The researchers said in the study: "By leveraging state-of-the-art social bot detection algorithms, we uncovered a large fraction of user population that may not be human, accounting for a significant portion of generated content (about one-fifth of the entire conversation)." In other words, Bessi and Ferrara managed to uncover that around 20 percent, or nearly one out of every five tweet on the US presidential elections has been posted by one software robot or the other.

They said in the study report that they "estimated that about 400,000 bots are engaged in the political discussion about the presidential election, responsible for roughly 3.8 million tweets, about one-fifth of the entire conversation."

How much data was used?

The researchers said in the conclusion of their study: "We collected tweets posted during the period between September 16 and October 21, 2016, related to the election using the Twitter Search API and a manually compiled a list of keywords and hashtags.

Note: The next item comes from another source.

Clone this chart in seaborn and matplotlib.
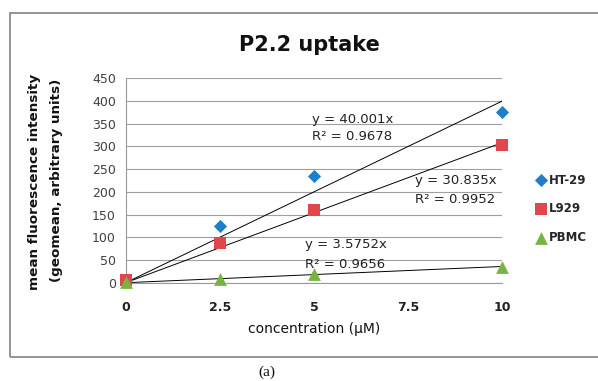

This procedure yielded over 20 million tweets generated by nearly 2.8 million distinct users." Crunching numbers, we can see that 3.8 million bot tweets among a total of 20 million comes to 19 percent of the total.

Level of sophistication of bots

The researchers also said that the people who created these bots have been trying to lend them a degree of legitimacy so that they do not get identified as what they are and therefore get shut down.

They were quoted as saying by the USC news report: "They [the bot-creators] do so by stealing online pictures, giving them fictitious names, and cloning biographical information from existing accounts. These bots have become so sophisticated that they can tweet, retweet, share content, comment on posts, 'like' candidates, grow their social influence by following legit human accounts and even engage in human-like conversations."